§ **Available records**
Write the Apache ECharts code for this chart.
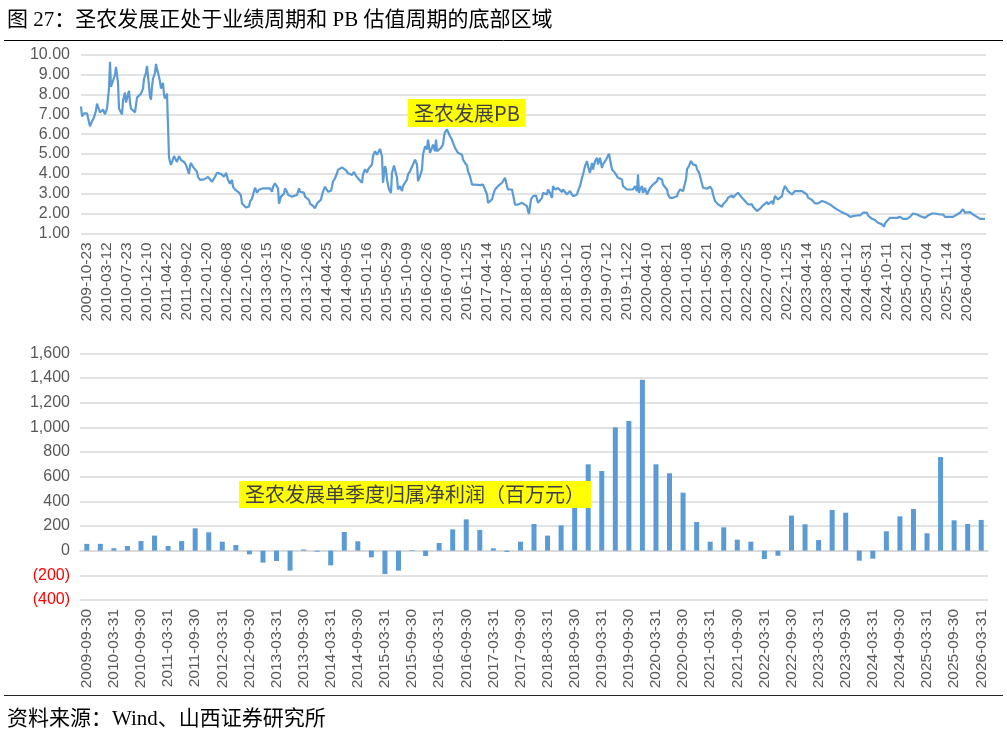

* * *

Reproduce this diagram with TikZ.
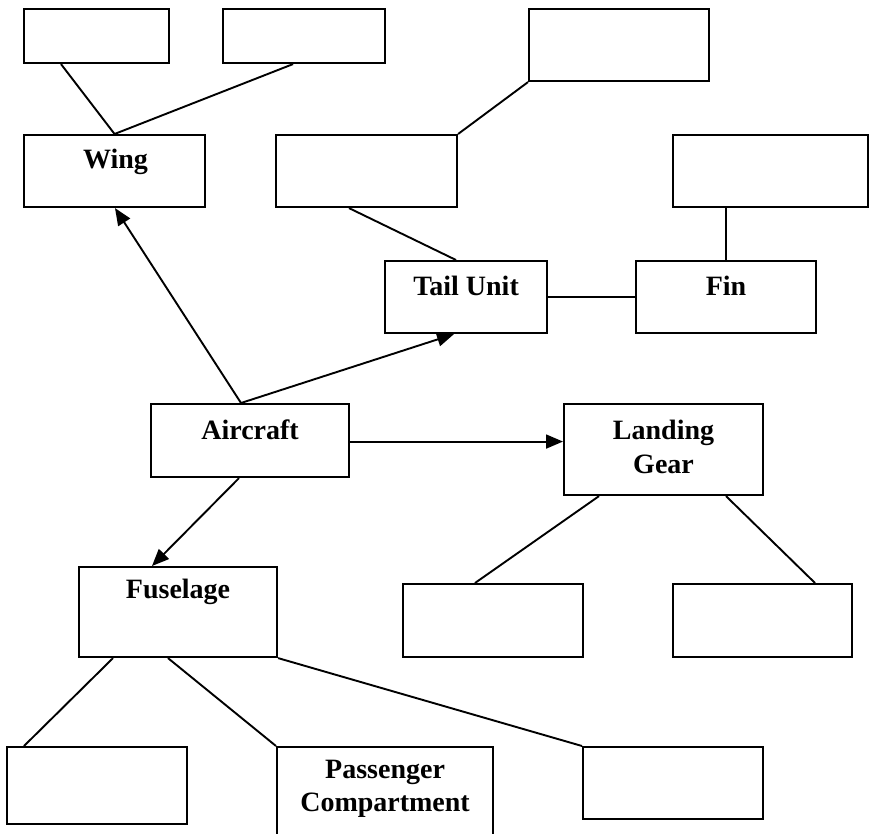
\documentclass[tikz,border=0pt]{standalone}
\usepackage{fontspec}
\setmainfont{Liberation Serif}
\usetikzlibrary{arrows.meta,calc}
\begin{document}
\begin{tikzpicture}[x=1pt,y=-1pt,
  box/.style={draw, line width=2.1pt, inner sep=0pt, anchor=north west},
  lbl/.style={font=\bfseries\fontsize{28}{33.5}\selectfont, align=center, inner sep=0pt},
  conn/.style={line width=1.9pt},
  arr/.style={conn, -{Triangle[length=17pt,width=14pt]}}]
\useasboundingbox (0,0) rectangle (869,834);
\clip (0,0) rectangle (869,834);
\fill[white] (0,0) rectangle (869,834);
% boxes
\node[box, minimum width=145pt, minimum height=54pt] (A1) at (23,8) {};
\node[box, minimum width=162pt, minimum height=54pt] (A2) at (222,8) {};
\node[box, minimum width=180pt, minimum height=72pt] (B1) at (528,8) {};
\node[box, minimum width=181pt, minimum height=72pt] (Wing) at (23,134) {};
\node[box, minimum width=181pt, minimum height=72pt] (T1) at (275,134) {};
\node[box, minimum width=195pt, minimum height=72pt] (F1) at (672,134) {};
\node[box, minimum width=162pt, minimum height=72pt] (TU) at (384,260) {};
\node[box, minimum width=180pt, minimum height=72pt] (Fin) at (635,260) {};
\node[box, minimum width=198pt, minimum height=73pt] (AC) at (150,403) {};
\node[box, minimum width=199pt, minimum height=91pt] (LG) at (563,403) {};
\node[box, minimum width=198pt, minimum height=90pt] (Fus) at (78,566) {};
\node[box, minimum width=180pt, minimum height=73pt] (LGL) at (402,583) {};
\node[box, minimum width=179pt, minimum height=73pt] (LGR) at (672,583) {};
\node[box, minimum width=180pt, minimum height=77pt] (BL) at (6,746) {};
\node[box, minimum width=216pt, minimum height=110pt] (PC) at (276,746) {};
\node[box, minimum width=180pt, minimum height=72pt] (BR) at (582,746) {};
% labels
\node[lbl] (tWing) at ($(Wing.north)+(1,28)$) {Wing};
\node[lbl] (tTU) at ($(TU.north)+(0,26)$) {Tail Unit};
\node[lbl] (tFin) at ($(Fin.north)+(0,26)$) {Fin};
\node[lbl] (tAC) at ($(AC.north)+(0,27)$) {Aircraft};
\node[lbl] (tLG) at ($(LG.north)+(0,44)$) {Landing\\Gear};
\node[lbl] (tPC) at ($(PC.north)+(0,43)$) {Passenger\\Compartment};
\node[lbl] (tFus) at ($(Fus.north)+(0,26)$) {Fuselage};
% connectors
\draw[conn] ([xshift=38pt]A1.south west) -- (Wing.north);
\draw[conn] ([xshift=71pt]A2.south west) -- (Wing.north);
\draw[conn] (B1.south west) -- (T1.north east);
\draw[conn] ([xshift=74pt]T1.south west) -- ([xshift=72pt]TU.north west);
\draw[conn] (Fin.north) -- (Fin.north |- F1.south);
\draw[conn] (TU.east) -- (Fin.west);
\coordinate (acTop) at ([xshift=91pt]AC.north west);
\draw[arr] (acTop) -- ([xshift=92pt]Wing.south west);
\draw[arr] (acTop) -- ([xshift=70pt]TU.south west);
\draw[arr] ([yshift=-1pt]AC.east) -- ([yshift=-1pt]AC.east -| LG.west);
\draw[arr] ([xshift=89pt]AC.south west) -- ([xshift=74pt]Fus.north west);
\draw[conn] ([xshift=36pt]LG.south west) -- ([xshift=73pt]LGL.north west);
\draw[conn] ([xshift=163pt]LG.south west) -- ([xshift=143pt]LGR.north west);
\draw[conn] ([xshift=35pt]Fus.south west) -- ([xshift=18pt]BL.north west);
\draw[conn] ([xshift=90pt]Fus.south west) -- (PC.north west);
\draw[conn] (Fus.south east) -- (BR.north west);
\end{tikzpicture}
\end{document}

...

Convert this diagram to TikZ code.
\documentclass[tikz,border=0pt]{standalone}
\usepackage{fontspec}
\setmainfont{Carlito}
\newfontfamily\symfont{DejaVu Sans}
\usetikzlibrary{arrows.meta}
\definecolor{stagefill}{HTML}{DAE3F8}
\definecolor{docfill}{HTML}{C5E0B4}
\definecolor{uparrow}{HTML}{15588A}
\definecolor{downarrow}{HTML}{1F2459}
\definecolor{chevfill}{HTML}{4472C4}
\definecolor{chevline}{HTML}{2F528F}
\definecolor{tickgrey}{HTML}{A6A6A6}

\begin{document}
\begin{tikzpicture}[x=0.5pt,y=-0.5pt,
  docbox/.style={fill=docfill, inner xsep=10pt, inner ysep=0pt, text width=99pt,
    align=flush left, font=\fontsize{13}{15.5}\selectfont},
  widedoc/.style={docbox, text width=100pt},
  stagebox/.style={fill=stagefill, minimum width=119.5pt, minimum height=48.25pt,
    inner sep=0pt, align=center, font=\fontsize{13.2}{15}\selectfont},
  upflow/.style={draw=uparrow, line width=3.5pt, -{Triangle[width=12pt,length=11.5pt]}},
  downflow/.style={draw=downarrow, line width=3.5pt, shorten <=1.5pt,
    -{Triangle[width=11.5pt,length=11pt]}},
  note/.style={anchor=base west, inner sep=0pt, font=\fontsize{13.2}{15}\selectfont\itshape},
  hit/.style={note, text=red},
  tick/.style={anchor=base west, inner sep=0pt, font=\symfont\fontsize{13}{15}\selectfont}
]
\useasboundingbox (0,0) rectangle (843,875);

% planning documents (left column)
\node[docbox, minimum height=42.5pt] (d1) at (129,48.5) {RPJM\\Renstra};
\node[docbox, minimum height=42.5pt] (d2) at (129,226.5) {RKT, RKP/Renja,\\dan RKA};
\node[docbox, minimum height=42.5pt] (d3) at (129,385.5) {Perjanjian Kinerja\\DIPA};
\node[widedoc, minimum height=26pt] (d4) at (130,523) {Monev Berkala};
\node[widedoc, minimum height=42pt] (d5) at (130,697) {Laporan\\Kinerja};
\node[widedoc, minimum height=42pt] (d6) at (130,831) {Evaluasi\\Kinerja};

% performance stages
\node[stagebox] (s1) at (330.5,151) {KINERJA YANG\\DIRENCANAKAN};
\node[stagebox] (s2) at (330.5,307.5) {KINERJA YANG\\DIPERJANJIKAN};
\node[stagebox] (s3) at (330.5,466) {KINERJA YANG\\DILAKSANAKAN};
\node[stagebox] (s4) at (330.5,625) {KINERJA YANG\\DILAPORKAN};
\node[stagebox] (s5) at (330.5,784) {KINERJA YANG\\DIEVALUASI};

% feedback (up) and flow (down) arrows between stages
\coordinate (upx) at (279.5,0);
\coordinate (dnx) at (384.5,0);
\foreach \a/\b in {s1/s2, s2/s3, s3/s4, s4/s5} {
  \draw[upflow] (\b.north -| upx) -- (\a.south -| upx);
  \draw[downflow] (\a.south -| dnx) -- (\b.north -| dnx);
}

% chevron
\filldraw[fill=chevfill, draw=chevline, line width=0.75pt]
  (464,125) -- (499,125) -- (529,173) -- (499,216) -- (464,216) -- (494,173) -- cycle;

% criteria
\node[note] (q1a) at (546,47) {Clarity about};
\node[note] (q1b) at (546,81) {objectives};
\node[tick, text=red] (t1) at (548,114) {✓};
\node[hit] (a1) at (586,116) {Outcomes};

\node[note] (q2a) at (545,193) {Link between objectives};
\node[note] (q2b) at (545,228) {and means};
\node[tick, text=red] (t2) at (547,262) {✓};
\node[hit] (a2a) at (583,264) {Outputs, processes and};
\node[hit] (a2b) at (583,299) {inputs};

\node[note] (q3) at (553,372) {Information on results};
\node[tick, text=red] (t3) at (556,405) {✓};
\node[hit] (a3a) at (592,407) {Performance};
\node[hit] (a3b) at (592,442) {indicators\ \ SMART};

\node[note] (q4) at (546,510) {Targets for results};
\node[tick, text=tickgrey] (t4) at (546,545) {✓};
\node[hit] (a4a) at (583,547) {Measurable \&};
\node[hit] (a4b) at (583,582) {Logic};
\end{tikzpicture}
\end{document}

§ **Problem to work on**
Identify every line holding the word "code" and copy it out.

§ **Solved problem**
Write the Apache ECharts code for this chart.
Convert this diagram to TikZ code.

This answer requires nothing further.